Историки лишь недавно и с известной недоверчивостью стали рассматривать такого рода проблематику. Отчасти это объясняется тем, что взгляд на культуру как на явление сугубо аристократическое далеко не утратил своего влияния. Еще слишком часто оригинальные идеи и представления в обязательном порядке связываются с культурной деятельностью высших классов, а их появление в народной среде в лучшем случае отмечается как факт и не вызывает никакого интереса: разве что указываются «искажения» и «деформации», которые они претерпели в ходе своей миграции. Но у недоверчивости историков есть и другая, более веская причина — методологическая скорее, чем идеологическая. По отношению к антропологам и исследователям народных традиций историки находятся, что ясно само собой, в невыгодном положении. Вплоть до сегодняшнего дня культура угнетенных классов продолжает оставаться в значительной своей части культурой устной [5] — какой она и была на протяжении веков. Но, к сожалению, историк не может вступить в непосредственный диалог с крестьянином, жившим в XVI веке (а если бы и мог, еще большой вопрос, поняли ли бы они друг друга). Поэтому он должен опираться прежде всего на письменные источники (а также, разумеется, на плоды трудов археологов), которые не являются прямыми источниками сразу в двух смыслах: потому что они письменные и потому что их происхождение связано с деятельностью лиц, прямо или косвенно причастных к доминирующей культуре. Отсюда следует, что мысли, верования, чувства живших в далеком прошлом крестьян или городских ремесленников доходят до нас (если доходят) только через посредников — в их искажающем изложении. Довольно одного этого, чтобы привести в уныние историка, заинтересовавшегося данной проблемой.

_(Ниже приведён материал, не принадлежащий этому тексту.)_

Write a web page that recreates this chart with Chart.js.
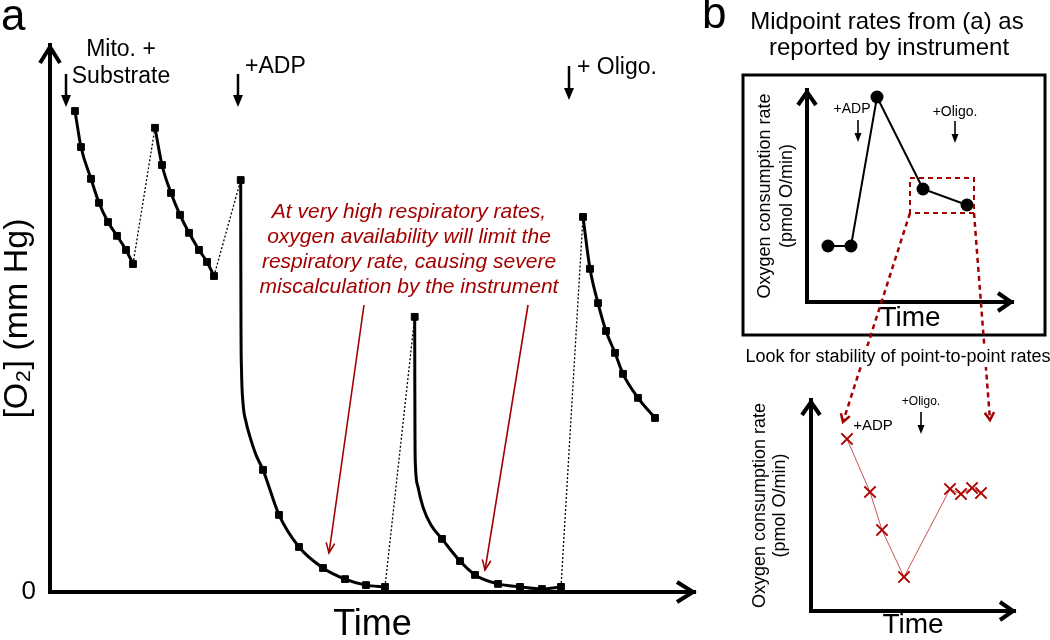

Характер исследования решительно меняется, когда объектом его выступает не «культура, созданная народом», а «культура, навязанная народу». Именно такое исследование десять лет тому назад предпринял Р. Мандру; в качестве материала он выбрал литературу «коробейников» (colportage), до тех пор почти не изучавшуюся: дешевые книжки (альманахи, песенники, сборники поваренных рецептов, рассказы о святых и о чудесах), изданные как бог на душу положит и продававшиеся бродячими торговцами на ярмарках и по деревням. Разобрав их основную тематику, Мандру пришел к выводу, который представляется несколько поспешным. По его мнению, эта литература («литература ухода от действительности», как он ее называет) в течение длительного времени способствовала формированию мировоззрения, проникнутого фатализмом и детерминизмом, преклонением перед чудом и тайной — она уводила своих читателей от осознания их истинного общественного и политического положения и выступала тем самым — может быть, вполне сознательно — как орудие реакции.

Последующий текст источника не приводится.